If you follow us on social media (Facebook, Twitter) you may have caught some of our tips for an amazing Thanksgiving. We decided to gather all those tips here so you’d have them in one easy place and add a few more. Many of these tips apply to the rest of the holidays too!
#1: Before you start cooking clean your kitchen thoroughly and put away clutter so you have plenty of space to work. Cross contamination and food borne illnesses are not a welcome guest. Safety for you and everyone at your table starts with good cleaning habits. Especially when there will be raw meat in most kitchens.
#2: Raw meat and baked goods don’t mix. Schedule a time for when you will be working with meats in the kitchen and keep them separate from the preparations for baked goods or fresh dishes. No one wants a slab of pie with a side of salmonella. On that same note, clean up after raw meat before pulling anything else out. Make sure to properly disinfect your surfaces. I use a mild bleach solution, personally, but everyone has an opinion about the best household cleaners. Whatever yours are, use them between preparations and definitely between anything raw and anything else.
#3: The secrets to really great pie crusts. Keep your fats chilled. Don’t over do the liquid. Never over work your crust. There is no shame in store bought or graham cracker crusts. Life is too short to cry over pie crust.
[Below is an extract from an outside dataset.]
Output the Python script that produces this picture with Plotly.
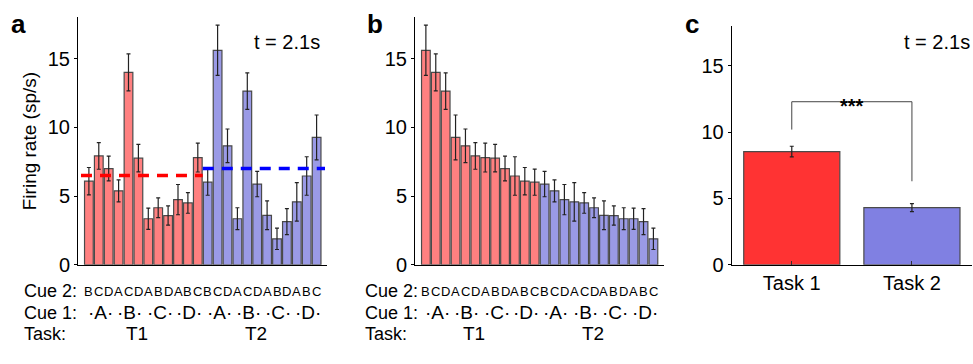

#4: When it comes to amazing mashed potatoes bring some variety to the party. Most mashed potatoes are made from russets which are a very starchy potato, but not always massively flavorful. Add in some reds or golden potatoes for a pop of flavor and texture. And, hey, these thin skinned tubers can be boiled and mashed with the skins on. Add a pop of parsley and experiment with your add ins!
#5: Stuff your turkey with herbs, vegetables and fruit for amazing flavor and juiciness. Don’t stuff your turkey with stuffing. Bread based stuffings will get soggy when cooked in the turkey cavity. As well it’s very hard to get the done all the way through and you run a high risk of food borne illness. Cook stuffing and turkey separately and bring them together at the dinner table!
#6: To stabilize your whipping cream add 1 teaspoon Cornaby’s E-Z Gel per pint when you’re whipping it. This will give you whipped cream which will stay light, fluffy and stable all day…provided you don’t eat it all first! A 1/2 teaspoon of pumpkin pie spice is also a great whipping cream add in.
#7: Brush the top of fresh rolls with butter when they come out of the oven. They’ll take on a nice shine and punch of flavor. However, don’t leave your rolls on the pan for too long as the bottoms could get soggy. I turn my rolls out onto a dishtowel, butter side down for ten minutes, and then flip them over and let them stay there until it’s time to go to the table. (This often results in rolls being stolen and eaten…I don’t know how that happens.)
#8: Use Cornaby’s Raspberry Chipotle sauce to top your turkey. It’s great spread on your bird during cooking, or at the table. It also makes a great mix in with a little salad dressing to make an amazing leftover turkey sandwich.
#9: Leftovers should not sit out. Even if you’re planning on eating them again later, put leftovers in the fridge between meals. This goes back to not wanting food poisoning for the holidays.
#10: Add a few Tablespoons of Cornaby’s E-Z Gel to your roll dough. This will help the rolls stay moist for longer which means more days of leftover sandwiches!
#11: Plan ahead so the cooking stays easy and you can spend time with your loved ones.